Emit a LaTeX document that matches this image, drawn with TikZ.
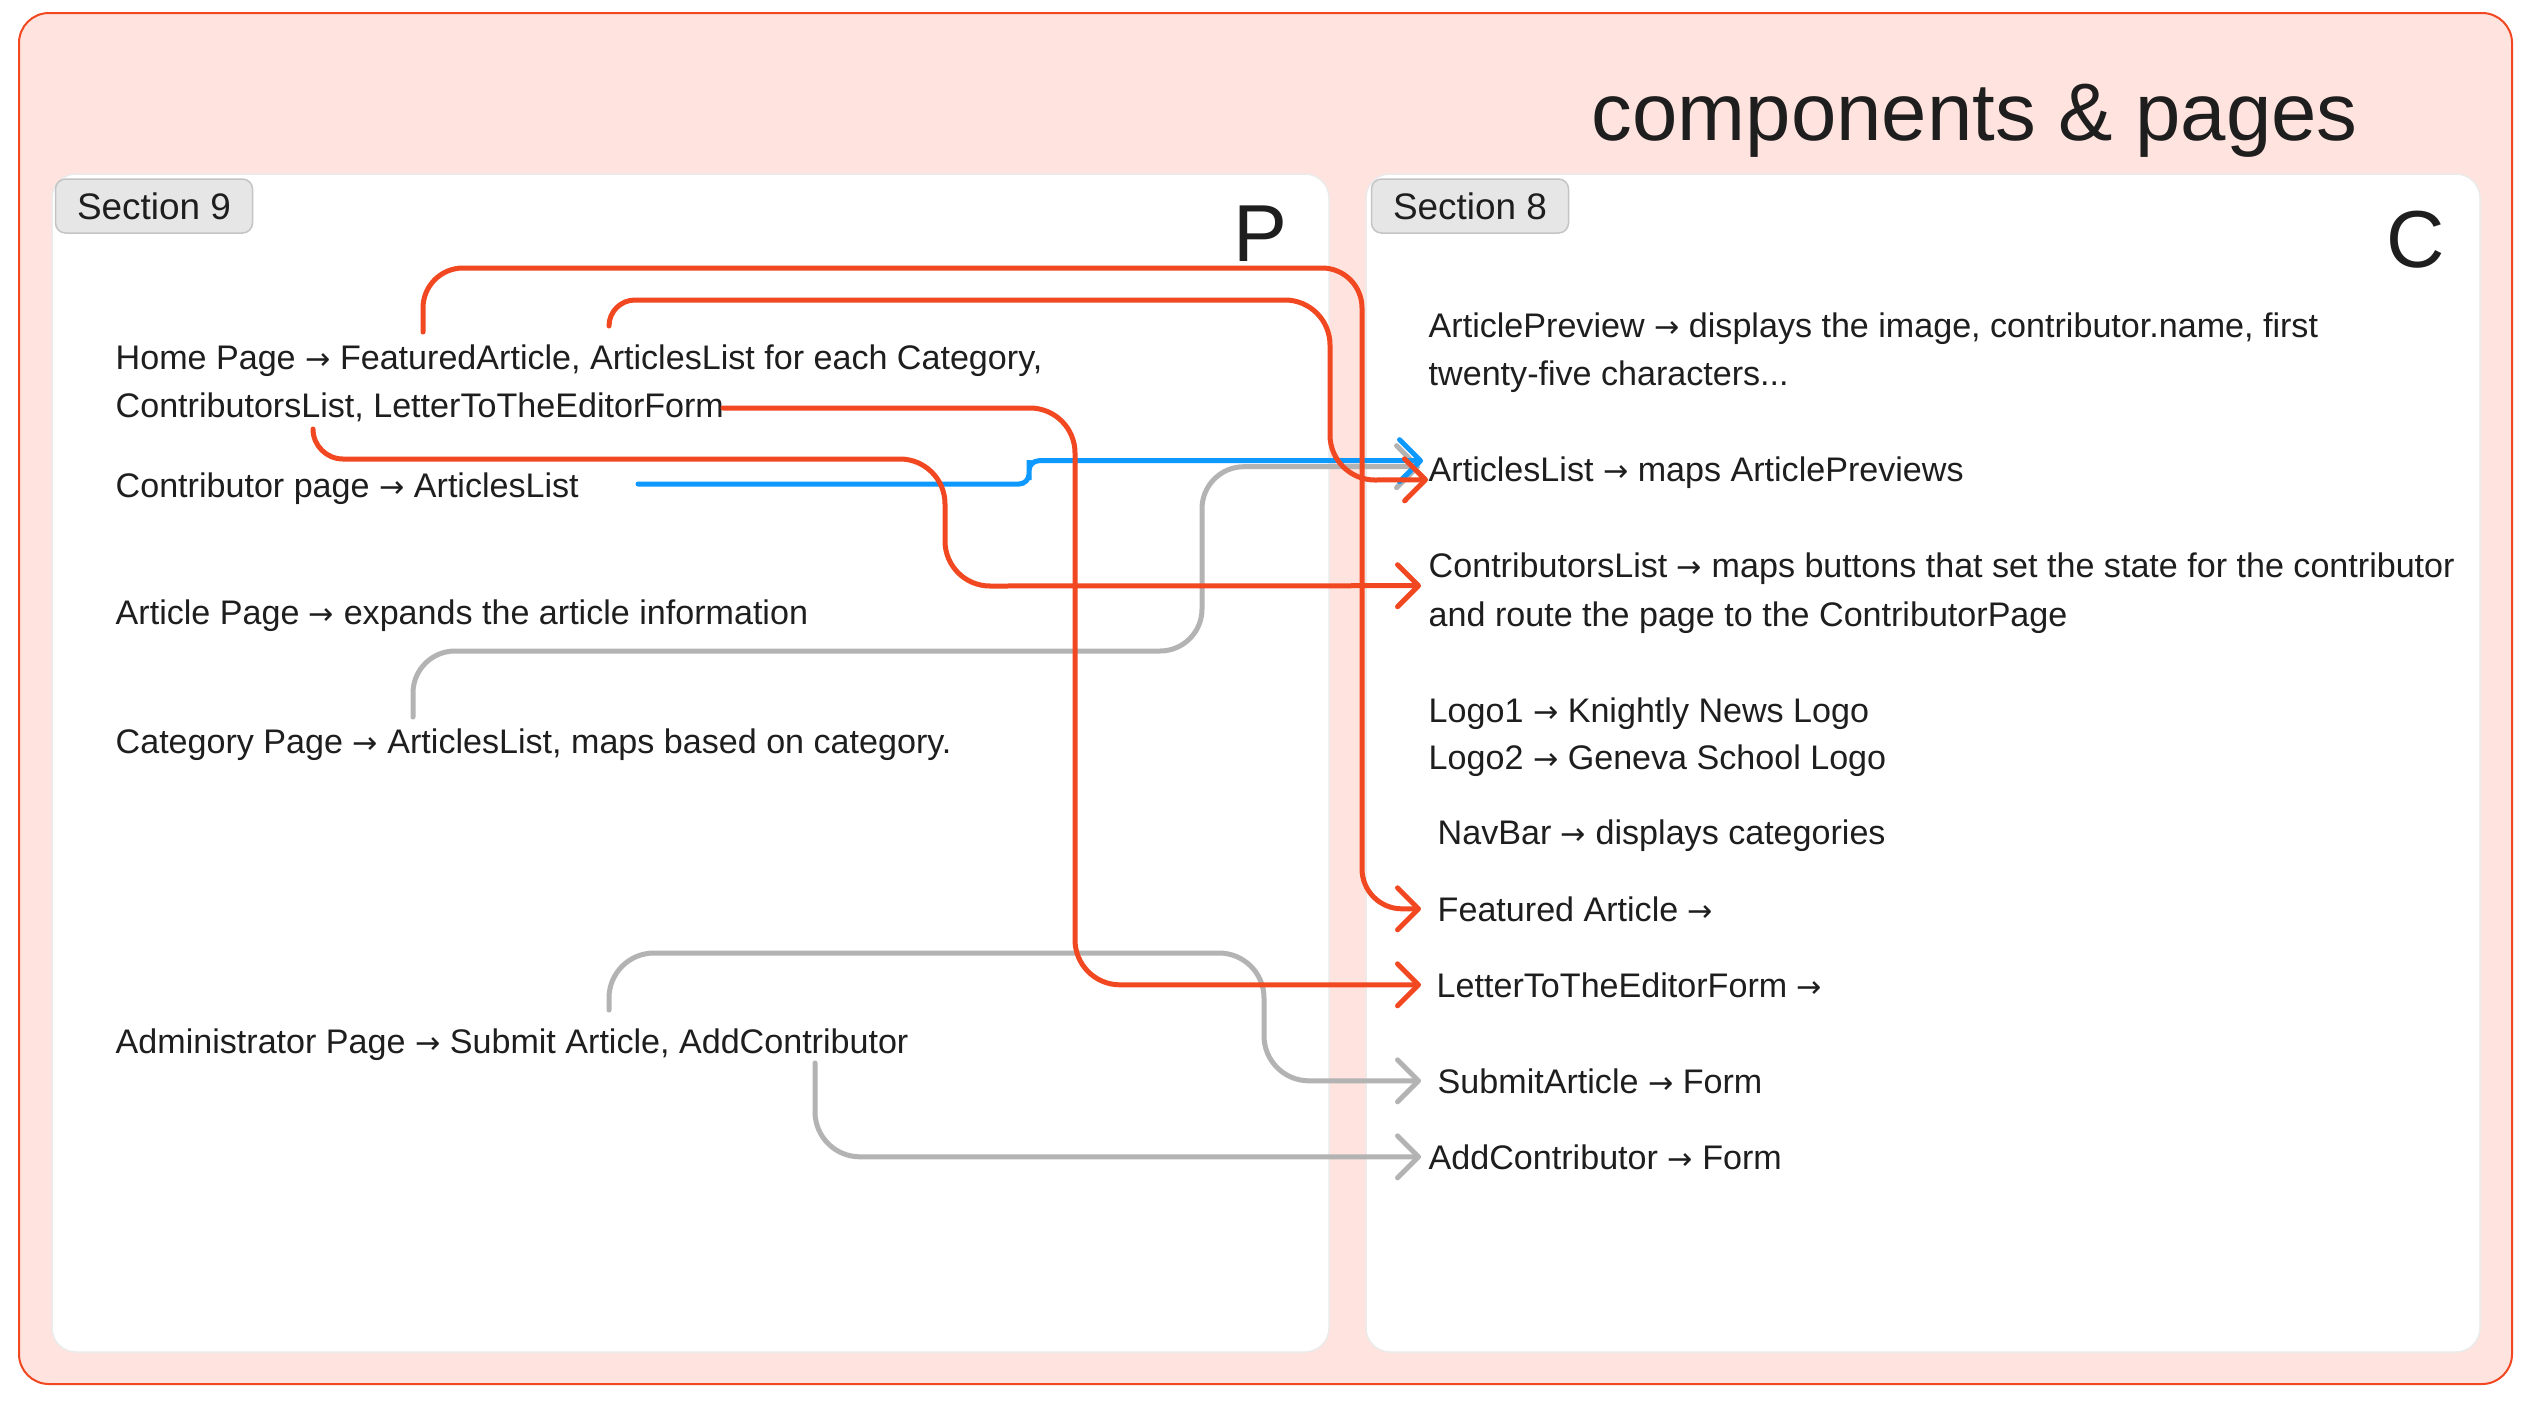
\documentclass[tikz,border=0pt]{standalone}
\usepackage{fontspec}
\setmainfont{Liberation Sans}
\newfontfamily\arrowfont{DejaVu Sans}
\newcommand{\ra}{{\arrowfont\fontsize{8.6}{10}\selectfont →}}
\usetikzlibrary{arrows.meta}

\definecolor{hotred}{HTML}{F24822}
\definecolor{linkblue}{HTML}{0D99FF}
\definecolor{linkgray}{HTML}{B3B3B3}
\definecolor{framefill}{HTML}{FFE3DE}
\definecolor{tagfill}{HTML}{E6E6E6}
\definecolor{tagline}{HTML}{C4C4C4}
\definecolor{panelline}{HTML}{EBEBEB}
\definecolor{ink}{HTML}{1E1E1E}

\begin{document}
\begin{tikzpicture}[
  x=0.1mm, y=-0.1mm,
  font=\fontsize{9.7}{11.6}\selectfont,
  every node/.style={text=ink},
  txt/.style={anchor=base west,inner sep=0pt},
  tag/.style={draw=tagline,fill=tagfill,line width=0.15mm,rounded corners=1mm,minimum width=19.7mm,minimum height=5.4mm,inner sep=0pt,font=\fontsize{10.5}{12}\selectfont},
  panel/.style={draw=panelline,fill=white,line width=0.15mm,rounded corners=2.4mm},
  bigmark/.style={inner sep=0pt,font=\fontsize{23}{26}\selectfont},
  link/.style={line width=0.5mm,line cap=round,rounded corners=4.5mm,-{Straight Barb[length=2.1mm,width=4.2mm,round]}},
  redlink/.style={link,draw=hotred},
  bluelink/.style={link,draw=linkblue,rounded corners=1mm},
  graylink/.style={link,draw=linkgray}]

  \useasboundingbox (0,0) rectangle (2530,1407);

  % frame and the two sections
  \draw[draw=hotred,fill=framefill,line width=0.2mm,rounded corners=3mm] (19,13) rectangle (2512,1384);
  \draw[panel] (52,174) rectangle (1329,1352);
  \draw[panel] (1366,174) rectangle (2480,1352);

  \node[txt,font=\fontsize{23.2}{28}\selectfont] (title) at (1591,140) {components \& pages};
  \node[tag] (sec9) at (154,206) {Section 9};
  \node[tag] (sec8) at (1470,206) {Section 8};
  \node[bigmark] (pmark) at (1260,234) {P};
  \node[bigmark] (cmark) at (2416,240) {C};

  % pages
  \node[txt] (home1) at (115,369) {Home Page \ra{} FeaturedArticle, ArticlesList for each Category,};
  \node[txt] (home2) at (115,417) {ContributorsList, LetterToTheEditorForm};
  \node[txt] (contribpage) at (115,497) {Contributor page \ra{} ArticlesList};
  \node[txt] (articlepage) at (115,624) {Article Page \ra{} expands the article information};
  \node[txt] (catpage) at (115,753) {Category Page \ra{} ArticlesList, maps based on category.};
  \node[txt] (adminpage) at (115,1053) {Administrator Page \ra{} Submit Article, AddContributor};

  % components
  \node[txt] (preview1) at (1428,337) {ArticlePreview \ra{} displays the image, contributor.name, first};
  \node[txt] (preview2) at (1428,385) {twenty-five characters...};
  \node[txt] (artlist) at (1428,481) {ArticlesList \ra{} maps ArticlePreviews};
  \node[txt] (clist1) at (1428,577) {ContributorsList \ra{} maps buttons that set the state for the contributor};
  \node[txt] (clist2) at (1428,626) {and route the page to the ContributorPage};
  \node[txt] (logo1) at (1428,722) {Logo1 \ra{} Knightly News Logo};
  \node[txt] (logo2) at (1428,769) {Logo2 \ra{} Geneva School Logo};
  \node[txt] (navbar) at (1437,844) {NavBar \ra{} displays categories};
  \node[txt] (featured) at (1437,921) {Featured Article \ra};
  \node[txt] (letterform) at (1436,997) {LetterToTheEditorForm \ra};
  \node[txt] (submitform) at (1437,1093) {SubmitArticle \ra{} Form};
  \node[txt] (addform) at (1428,1169) {AddContributor \ra{} Form};

  % where the links leave the page texts
  \coordinate (fromfeat) at (423,332);
  \coordinate (fromalist) at (609,326);
  \coordinate (fromclist) at (313,429);
  \coordinate (fromletter) at (723,408);
  \coordinate (fromcontrib) at (638,484);
  \coordinate (fromcat) at (413,717);
  \coordinate (fromsubmit) at (609,1010);
  \coordinate (fromaddc) at (815,1063);

  % links
  \draw[graylink,rounded corners=4.2mm] (fromcat) |- (1202,651) |- ([xshift=-0.8mm,yshift=0.55mm]artlist.west);
  \draw[graylink] (fromsubmit) |- (1264,953) |- ([xshift=-1.6mm]submitform.west);
  \draw[graylink] (fromaddc) |- ([xshift=-0.7mm]addform.west);
  \draw[bluelink] (fromcontrib) -| (1029,470) |- ([xshift=-0.5mm,yshift=1.15mm]artlist.west);
  \draw[redlink,rounded corners=4mm] (fromfeat) |- (1362,268) |- ([xshift=-1.6mm]featured.west);
  \draw[redlink,sharp corners] (fromalist) arc[start angle=180,end angle=90,radius=2.6mm] -- (1285,300)
    arc[start angle=90,end angle=0,radius=4.5mm] -- (1330,435)
    arc[start angle=180,end angle=270,radius=4.5mm] -- ([yshift=-0.75mm]artlist.west);
  \draw[redlink,sharp corners] (fromclist) arc[start angle=180,end angle=270,radius=3mm] -- (900,459)
    arc[start angle=90,end angle=0,radius=4.5mm] -- (945,541)
    arc[start angle=180,end angle=270,radius=4.5mm] -- ([xshift=-0.7mm,yshift=-1.75mm]clist1.west);
  \draw[redlink] (fromletter) -| (1075,700) |- ([xshift=-1.5mm]letterform.west);
\end{tikzpicture}
\end{document}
----
_JOB:_ Quote the full listing above word for word; exclude every picture from the copy.

_SOLUTION TO THIS PROBLEM:_
Emit a LaTeX document that matches this image, drawn with TikZ.
\documentclass[tikz,border=0pt]{standalone}
\usepackage{fontspec}
\setmainfont{Liberation Sans}
\newfontfamily\arrowfont{DejaVu Sans}
\newcommand{\ra}{{\arrowfont\fontsize{8.6}{10}\selectfont →}}
\usetikzlibrary{arrows.meta}

\definecolor{hotred}{HTML}{F24822}
\definecolor{linkblue}{HTML}{0D99FF}
\definecolor{linkgray}{HTML}{B3B3B3}
\definecolor{framefill}{HTML}{FFE3DE}
\definecolor{tagfill}{HTML}{E6E6E6}
\definecolor{tagline}{HTML}{C4C4C4}
\definecolor{panelline}{HTML}{EBEBEB}
\definecolor{ink}{HTML}{1E1E1E}

\begin{document}
\begin{tikzpicture}[
  x=0.1mm, y=-0.1mm,
  font=\fontsize{9.7}{11.6}\selectfont,
  every node/.style={text=ink},
  txt/.style={anchor=base west,inner sep=0pt},
  tag/.style={draw=tagline,fill=tagfill,line width=0.15mm,rounded corners=1mm,minimum width=19.7mm,minimum height=5.4mm,inner sep=0pt,font=\fontsize{10.5}{12}\selectfont},
  panel/.style={draw=panelline,fill=white,line width=0.15mm,rounded corners=2.4mm},
  bigmark/.style={inner sep=0pt,font=\fontsize{23}{26}\selectfont},
  link/.style={line width=0.5mm,line cap=round,rounded corners=4.5mm,-{Straight Barb[length=2.1mm,width=4.2mm,round]}},
  redlink/.style={link,draw=hotred},
  bluelink/.style={link,draw=linkblue,rounded corners=1mm},
  graylink/.style={link,draw=linkgray}]

  \useasboundingbox (0,0) rectangle (2530,1407);

  % frame and the two sections
  \draw[draw=hotred,fill=framefill,line width=0.2mm,rounded corners=3mm] (19,13) rectangle (2512,1384);
  \draw[panel] (52,174) rectangle (1329,1352);
  \draw[panel] (1366,174) rectangle (2480,1352);

  \node[txt,font=\fontsize{23.2}{28}\selectfont] (title) at (1591,140) {components \& pages};
  \node[tag] (sec9) at (154,206) {Section 9};
  \node[tag] (sec8) at (1470,206) {Section 8};
  \node[bigmark] (pmark) at (1260,234) {P};
  \node[bigmark] (cmark) at (2416,240) {C};

  % pages
  \node[txt] (home1) at (115,369) {Home Page \ra{} FeaturedArticle, ArticlesList for each Category,};
  \node[txt] (home2) at (115,417) {ContributorsList, LetterToTheEditorForm};
  \node[txt] (contribpage) at (115,497) {Contributor page \ra{} ArticlesList};
  \node[txt] (articlepage) at (115,624) {Article Page \ra{} expands the article information};
  \node[txt] (catpage) at (115,753) {Category Page \ra{} ArticlesList, maps based on category.};
  \node[txt] (adminpage) at (115,1053) {Administrator Page \ra{} Submit Article, AddContributor};

  % components
  \node[txt] (preview1) at (1428,337) {ArticlePreview \ra{} displays the image, contributor.name, first};
  \node[txt] (preview2) at (1428,385) {twenty-five characters...};
  \node[txt] (artlist) at (1428,481) {ArticlesList \ra{} maps ArticlePreviews};
  \node[txt] (clist1) at (1428,577) {ContributorsList \ra{} maps buttons that set the state for the contributor};
  \node[txt] (clist2) at (1428,626) {and route the page to the ContributorPage};
  \node[txt] (logo1) at (1428,722) {Logo1 \ra{} Knightly News Logo};
  \node[txt] (logo2) at (1428,769) {Logo2 \ra{} Geneva School Logo};
  \node[txt] (navbar) at (1437,844) {NavBar \ra{} displays categories};
  \node[txt] (featured) at (1437,921) {Featured Article \ra};
  \node[txt] (letterform) at (1436,997) {LetterToTheEditorForm \ra};
  \node[txt] (submitform) at (1437,1093) {SubmitArticle \ra{} Form};
  \node[txt] (addform) at (1428,1169) {AddContributor \ra{} Form};

  % where the links leave the page texts
  \coordinate (fromfeat) at (423,332);
  \coordinate (fromalist) at (609,326);
  \coordinate (fromclist) at (313,429);
  \coordinate (fromletter) at (723,408);
  \coordinate (fromcontrib) at (638,484);
  \coordinate (fromcat) at (413,717);
  \coordinate (fromsubmit) at (609,1010);
  \coordinate (fromaddc) at (815,1063);

  % links
  \draw[graylink,rounded corners=4.2mm] (fromcat) |- (1202,651) |- ([xshift=-0.8mm,yshift=0.55mm]artlist.west);
  \draw[graylink] (fromsubmit) |- (1264,953) |- ([xshift=-1.6mm]submitform.west);
  \draw[graylink] (fromaddc) |- ([xshift=-0.7mm]addform.west);
  \draw[bluelink] (fromcontrib) -| (1029,470) |- ([xshift=-0.5mm,yshift=1.15mm]artlist.west);
  \draw[redlink,rounded corners=4mm] (fromfeat) |- (1362,268) |- ([xshift=-1.6mm]featured.west);
  \draw[redlink,sharp corners] (fromalist) arc[start angle=180,end angle=90,radius=2.6mm] -- (1285,300)
    arc[start angle=90,end angle=0,radius=4.5mm] -- (1330,435)
    arc[start angle=180,end angle=270,radius=4.5mm] -- ([yshift=-0.75mm]artlist.west);
  \draw[redlink,sharp corners] (fromclist) arc[start angle=180,end angle=270,radius=3mm] -- (900,459)
    arc[start angle=90,end angle=0,radius=4.5mm] -- (945,541)
    arc[start angle=180,end angle=270,radius=4.5mm] -- ([xshift=-0.7mm,yshift=-1.75mm]clist1.west);
  \draw[redlink] (fromletter) -| (1075,700) |- ([xshift=-1.5mm]letterform.west);
\end{tikzpicture}
\end{document}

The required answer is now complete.